I have a dilemma. I own a couple of stocks (Fortescue and a gold company) that are doing really badly and dragging down my portfolio. But I don’t want to sell them as I’d lose a lot of money. What should I do? Annie

BAREFOOT SAYS: You’ve said you’re not selling, so what advice do you want? The truth is no one cares what price you bought the shares at. That’s history. All you can focus on is the future. Fortescue has too much debt for my liking, and I don’t invest in gold miners (though I feel I hedge that by buying my wife jewellery). Having said that, with resource prices currently in the toilet, I’ve got my eye on the big miners, though I’m buying them at about 50 per cent less than their boomtime valuations.

 

WHAT HAPPENED TO MY HOT TIP?

A few years ago I acted on a hot tip and bought some shares in ZYL Limited (a nasty little coal mining company). Now they’ve been removed from my CommSec account and I can’t figure out what’s happened. What can I do? Chelsea

 

BAREFOOT SAYS: Let’s get the bad news out of the way first — your hot tip’s gone cold, and ZYL’s gone broke. The administrator might scrape a few bucks from the carcass, but they won’t end up in your pocket. There are two things you should do. First, you could try selling your (worthless) shares to somebody who buys delisted and suspended companies (delisted.com.au is one). You’ll have to pay them a nominal amount ($150), but at least you’ll be able to claim your losses against other gains when you lodge your next tax return. Second, the next time somebody gives you a hot tip, tell them to talk to the hand.

 

SHOULD I BORROW INTO SHAREMARKET?

When I saw the front page of the newspaper earlier this week, “$59 billion panic attack”, all I wanted to do was buy some shares. The only problem was I didn’t have any spare cash to take advantage of it!
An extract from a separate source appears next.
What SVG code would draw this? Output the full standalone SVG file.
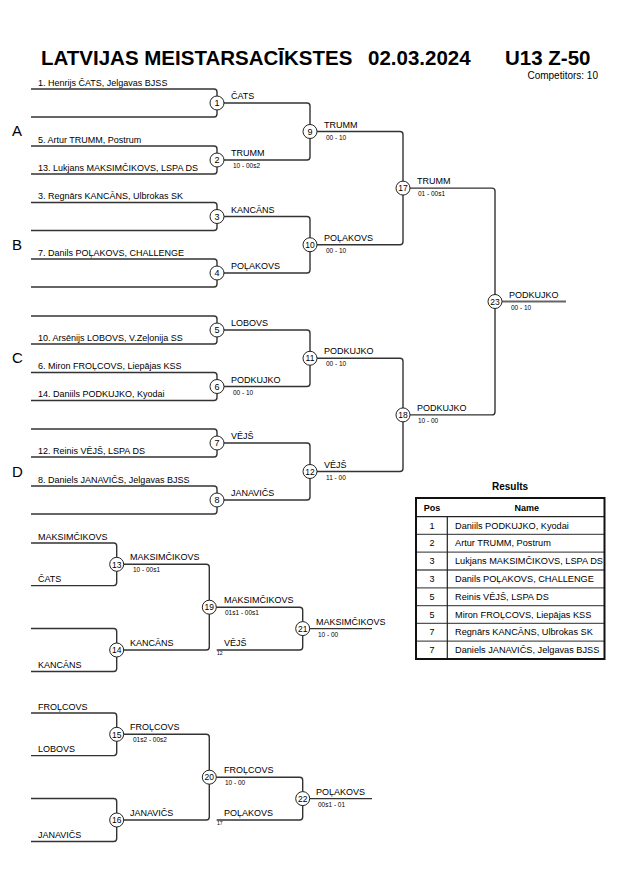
<svg xmlns="http://www.w3.org/2000/svg" width="630" height="891" viewBox="0 0 630 891">
<style>
text{font-family:"Liberation Sans",Arial,sans-serif;fill:#000}
.t{font-size:20.5px;font-weight:bold}
.n{font-size:9px}
.w{font-size:9px}
.s{font-size:6.5px}
.xs{font-size:5px}
.p{font-size:15px}
.num{font-size:9px;text-anchor:middle}
.ln{fill:none;stroke:#333;stroke-width:1.4}
.c{fill:#fff;stroke:#222;stroke-width:1}
.h{font-size:9px;font-weight:bold;text-anchor:middle}
.rc{font-size:9px;text-anchor:middle}
.rn{font-size:9.2px}
.row{stroke:#555;stroke-width:1.3}
</style>
<rect width="630" height="891" fill="#fff"/>
<g id="title">
<text class="t" x="41" y="65">LATVIJAS MEISTARSACĪKSTES</text>
<text class="t" x="368" y="65">02.03.2024</text>
<text class="t" x="505" y="65">U13 Z-50</text>
<text x="598" y="79" style="font-size:10px" text-anchor="end">Competitors: 10</text>
</g>
<g id="pools">
<text class="p" x="12" y="136">A</text>
<text class="p" x="12" y="250">B</text>
<text class="p" x="12" y="363">C</text>
<text class="p" x="12" y="477">D</text>
</g>
<g id="connectors">
<path class="ln" d="M31,89 H214 Q217,89 217,92 V114 Q217,117 214,117 H31"/>
<path class="ln" d="M31,146 H214 Q217,146 217,149 V171 Q217,174 214,174 H31"/>
<path class="ln" d="M31,202.5 H214 Q217,202.5 217,205.5 V227.5 Q217,230.5 214,230.5 H31"/>
<path class="ln" d="M31,259 H214 Q217,259 217,262 V284 Q217,287 214,287 H31"/>
<path class="ln" d="M31,316 H214 Q217,316 217,319 V341 Q217,344 214,344 H31"/>
<path class="ln" d="M31,372.5 H214 Q217,372.5 217,375.5 V397.5 Q217,400.5 214,400.5 H31"/>
<path class="ln" d="M31,429 H214 Q217,429 217,432 V454 Q217,457 214,457 H31"/>
<path class="ln" d="M31,486 H214 Q217,486 217,489 V511 Q217,514 214,514 H31"/>
<path class="ln" d="M217,103 H307 Q310,103 310,106 V157 Q310,160 307,160 H217"/>
<path class="ln" d="M217,216.5 H307 Q310,216.5 310,219.5 V270 Q310,273 307,273 H217"/>
<path class="ln" d="M217,330 H307 Q310,330 310,333 V383.5 Q310,386.5 307,386.5 H217"/>
<path class="ln" d="M217,443 H307 Q310,443 310,446 V497 Q310,500 307,500 H217"/>
<path class="ln" d="M310,131.5 H400 Q403,131.5 403,134.5 V241.75 Q403,244.75 400,244.75 H310"/>
<path class="ln" d="M310,358.25 H400 Q403,358.25 403,361.25 V468.5 Q403,471.5 400,471.5 H310"/>
<path class="ln" d="M403,188.1 H492 Q495,188.1 495,191.1 V411.9 Q495,414.9 492,414.9 H403"/>
<path class="ln" d="M495,301.5 H566" style="stroke:#666;stroke-width:2"/>
<path class="ln" d="M31,543 H113.7 Q116.7,543 116.7,546 V582.6 Q116.7,585.6 113.7,585.6 H31"/>
<path class="ln" d="M31,628.5 H113.7 Q116.7,628.5 116.7,631.5 V668.5 Q116.7,671.5 113.7,671.5 H31"/>
<path class="ln" d="M116.7,564.3 H206.3 Q209.3,564.3 209.3,567.3 V647 Q209.3,650 206.3,650 H116.7"/>
<path class="ln" d="M209.3,607.2 H299.7 Q302.7,607.2 302.7,610.2 V647 Q302.7,650 299.7,650 H216.7"/>
<path class="ln" d="M302.7,628.6 H372"/>
<path class="ln" d="M31,713 H113.7 Q116.7,713 116.7,716 V752.6 Q116.7,755.6 113.7,755.6 H31"/>
<path class="ln" d="M31,798.5 H113.7 Q116.7,798.5 116.7,801.5 V838.5 Q116.7,841.5 113.7,841.5 H31"/>
<path class="ln" d="M116.7,734.3 H206.3 Q209.3,734.3 209.3,737.3 V817 Q209.3,820 206.3,820 H116.7"/>
<path class="ln" d="M209.3,777.2 H299.7 Q302.7,777.2 302.7,780.2 V817 Q302.7,820 299.7,820 H216.7"/>
<path class="ln" d="M302.7,798.6 H372"/>
</g>
<g id="entries">
<text class="n" x="38" y="85.5">1. Henrijs ČATS, Jelgavas BJSS</text>
<text class="n" x="38" y="142.5">5. Artur TRUMM, Postrum</text>
<text class="n" x="38" y="170.5">13. Lukjans MAKSIMČIKOVS, LSPA DS</text>
<text class="n" x="38" y="199">3. Regnārs KANCĀNS, Ulbrokas SK</text>
<text class="n" x="38" y="255.5">7. Danils POĻAKOVS, CHALLENGE</text>
<text class="n" x="38" y="340.5">10. Arsēnijs LOBOVS, V.Zeļonija SS</text>
<text class="n" x="38" y="369">6. Miron FROĻCOVS, Liepājas KSS</text>
<text class="n" x="38" y="397">14. Daniils PODKUJKO, Kyodai</text>
<text class="n" x="38" y="453.5">12. Reinis VĒJŠ, LSPA DS</text>
<text class="n" x="38" y="482.5">8. Daniels JANAVIČS, Jelgavas BJSS</text>
<text class="n" x="38" y="539.5">MAKSIMČIKOVS</text>
<text class="n" x="38" y="582">ČATS</text>
<text class="n" x="38" y="668">KANCĀNS</text>
<text class="n" x="38" y="709.5">FROĻCOVS</text>
<text class="n" x="38" y="752">LOBOVS</text>
<text class="n" x="38" y="838">JANAVIČS</text>
</g>
<g id="m1"><circle class="c" cx="217" cy="103" r="7"/><text class="num" x="217" y="106.2">1</text><text class="w" x="231" y="99">ČATS</text></g>
<g id="m2"><circle class="c" cx="217" cy="160" r="7"/><text class="num" x="217" y="163.2">2</text><text class="w" x="231" y="156">TRUMM</text><text class="s" x="233" y="168">10 - 00s2</text></g>
<g id="m3"><circle class="c" cx="217" cy="216.5" r="7"/><text class="num" x="217" y="219.7">3</text><text class="w" x="231" y="212.5">KANCĀNS</text></g>
<g id="m4"><circle class="c" cx="217" cy="273" r="7"/><text class="num" x="217" y="276.2">4</text><text class="w" x="231" y="269">POĻAKOVS</text></g>
<g id="m5"><circle class="c" cx="217" cy="330" r="7"/><text class="num" x="217" y="333.2">5</text><text class="w" x="231" y="326">LOBOVS</text></g>
<g id="m6"><circle class="c" cx="217" cy="386.5" r="7"/><text class="num" x="217" y="389.7">6</text><text class="w" x="231" y="382.5">PODKUJKO</text><text class="s" x="233" y="394.5">00 - 10</text></g>
<g id="m7"><circle class="c" cx="217" cy="443" r="7"/><text class="num" x="217" y="446.2">7</text><text class="w" x="231" y="439">VĒJŠ</text></g>
<g id="m8"><circle class="c" cx="217" cy="500" r="7"/><text class="num" x="217" y="503.2">8</text><text class="w" x="231" y="496">JANAVIČS</text></g>
<g id="m9"><circle class="c" cx="310" cy="131.5" r="7"/><text class="num" x="310" y="134.7">9</text><text class="w" x="324" y="127.5">TRUMM</text><text class="s" x="326" y="139.5">00 - 10</text></g>
<g id="m10"><circle class="c" cx="310" cy="244.75" r="7"/><text class="num" x="310" y="247.95" style="font-size:8.5px">10</text><text class="w" x="324" y="240.75">POĻAKOVS</text><text class="s" x="326" y="252.75">00 - 10</text></g>
<g id="m11"><circle class="c" cx="310" cy="358.25" r="7"/><text class="num" x="310" y="361.45" style="font-size:8.5px">11</text><text class="w" x="324" y="354.25">PODKUJKO</text><text class="s" x="326" y="366.25">00 - 10</text></g>
<g id="m12"><circle class="c" cx="310" cy="471.5" r="7"/><text class="num" x="310" y="474.7" style="font-size:8.5px">12</text><text class="w" x="324" y="467.5">VĒJŠ</text><text class="s" x="326" y="479.5">11 - 00</text></g>
<g id="m17"><circle class="c" cx="403" cy="188.1" r="7"/><text class="num" x="403" y="191.3" style="font-size:8.5px">17</text><text class="w" x="417" y="184.1">TRUMM</text><text class="s" x="418" y="196.1">01 - 00s1</text></g>
<g id="m18"><circle class="c" cx="403" cy="414.9" r="7"/><text class="num" x="403" y="418.1" style="font-size:8.5px">18</text><text class="w" x="417" y="410.9">PODKUJKO</text><text class="s" x="418" y="422.9">10 - 00</text></g>
<g id="m23"><circle class="c" cx="495" cy="301.5" r="7"/><text class="num" x="495" y="304.7" style="font-size:8.5px">23</text><text class="w" x="509" y="297.5">PODKUJKO</text><text class="s" x="511" y="309.5">00 - 10</text></g>
<g id="m13"><circle class="c" cx="116.7" cy="564.3" r="7"/><text class="num" x="116.7" y="567.5" style="font-size:8.5px">13</text><text class="w" x="130" y="560.3">MAKSIMČIKOVS</text><text class="s" x="133" y="572.3">10 - 00s1</text></g>
<g id="m14"><circle class="c" cx="116.7" cy="650" r="7"/><text class="num" x="116.7" y="653.2" style="font-size:8.5px">14</text><text class="w" x="130" y="646">KANCĀNS</text></g>
<g id="m19"><circle class="c" cx="209.3" cy="607.2" r="7"/><text class="num" x="209.3" y="610.4" style="font-size:8.5px">19</text><text class="w" x="224" y="603.2">MAKSIMČIKOVS</text><text class="s" x="225" y="615.2">01s1 - 00s1</text><text class="w" x="224" y="646">VĒJŠ</text><text class="xs" x="217" y="655">12</text></g>
<g id="m21"><circle class="c" cx="302.7" cy="628.6" r="7"/><text class="num" x="302.7" y="631.8" style="font-size:8.5px">21</text><text class="w" x="316" y="624.6">MAKSIMČIKOVS</text><text class="s" x="318" y="636.6">10 - 00</text></g>
<g id="m15"><circle class="c" cx="116.7" cy="734.3" r="7"/><text class="num" x="116.7" y="737.5" style="font-size:8.5px">15</text><text class="w" x="130" y="730.3">FROĻCOVS</text><text class="s" x="133" y="742.3">01s2 - 00s2</text></g>
<g id="m16"><circle class="c" cx="116.7" cy="820" r="7"/><text class="num" x="116.7" y="823.2" style="font-size:8.5px">16</text><text class="w" x="130" y="816">JANAVIČS</text></g>
<g id="m20"><circle class="c" cx="209.3" cy="777.2" r="7"/><text class="num" x="209.3" y="780.4" style="font-size:8.5px">20</text><text class="w" x="224" y="773.2">FROĻCOVS</text><text class="s" x="225" y="785.2">10 - 00</text><text class="w" x="224" y="816">POĻAKOVS</text><text class="xs" x="217" y="825">17</text></g>
<g id="m22"><circle class="c" cx="302.7" cy="798.6" r="7"/><text class="num" x="302.7" y="801.8" style="font-size:8.5px">22</text><text class="w" x="316" y="794.6">POĻAKOVS</text><text class="s" x="318" y="806.6">00s1 - 01</text></g>
<g id="results">
<text x="510" y="490" style="font-size:10px;font-weight:bold" text-anchor="middle">Results</text>
<line class="row" x1="416" y1="534.4" x2="604" y2="534.4"/>
<line class="row" x1="416" y1="552.2" x2="604" y2="552.2"/>
<line class="row" x1="416" y1="570" x2="604" y2="570"/>
<line class="row" x1="416" y1="587.8" x2="604" y2="587.8"/>
<line class="row" x1="416" y1="605.6" x2="604" y2="605.6"/>
<line class="row" x1="416" y1="623.4" x2="604" y2="623.4"/>
<line class="row" x1="416" y1="641.2" x2="604" y2="641.2"/>
<line x1="416" y1="516.6" x2="604" y2="516.6" stroke="#222" stroke-width="1.3"/>
<line x1="447.3" y1="516.6" x2="447.3" y2="659" stroke="#222" stroke-width="1.2"/>
<rect x="416" y="498" width="188.5" height="161" fill="none" stroke="#111" stroke-width="2"/>
<text class="h" x="432" y="511">Pos</text>
<text class="h" x="526.7" y="511">Name</text>
<text class="rc" x="432" y="528.6">1</text><text class="rn" x="455" y="528.6">Daniils PODKUJKO, Kyodai</text>
<text class="rc" x="432" y="546.4">2</text><text class="rn" x="455" y="546.4">Artur TRUMM, Postrum</text>
<text class="rc" x="432" y="564.2">3</text><text class="rn" x="455" y="564.2">Lukjans MAKSIMČIKOVS, LSPA DS</text>
<text class="rc" x="432" y="582">3</text><text class="rn" x="455" y="582">Danils POĻAKOVS, CHALLENGE</text>
<text class="rc" x="432" y="599.8">5</text><text class="rn" x="455" y="599.8">Reinis VĒJŠ, LSPA DS</text>
<text class="rc" x="432" y="617.6">5</text><text class="rn" x="455" y="617.6">Miron FROĻCOVS, Liepājas KSS</text>
<text class="rc" x="432" y="635.4">7</text><text class="rn" x="455" y="635.4">Regnārs KANCĀNS, Ulbrokas SK</text>
<text class="rc" x="432" y="653.2">7</text><text class="rn" x="455" y="653.2">Daniels JANAVIČS, Jelgavas BJSS</text>
</g>
</svg>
I know your thoughts on debt, but is it a good idea to get a margin loan in place (but not draw it down), so I can be ready for the next downturn? Bill

BAREFOOT SAYS: Generally, I advise against borrowing to buy shares, because most people only do it when the share market is running hot and is due for a downturn (at which point
the margin lender forces you to either cough up some cash or sell your stocks at a loss). I also don’t like margin loans because they’re generally too expensive. A more cost-effective way is to redraw on your mortgage. But before you do anything you need to ask yourself: what happens if the market falls ­50 per cent from when I buy in? Instead, I’d focus on putting a set amount of your long-term savings into the market each month.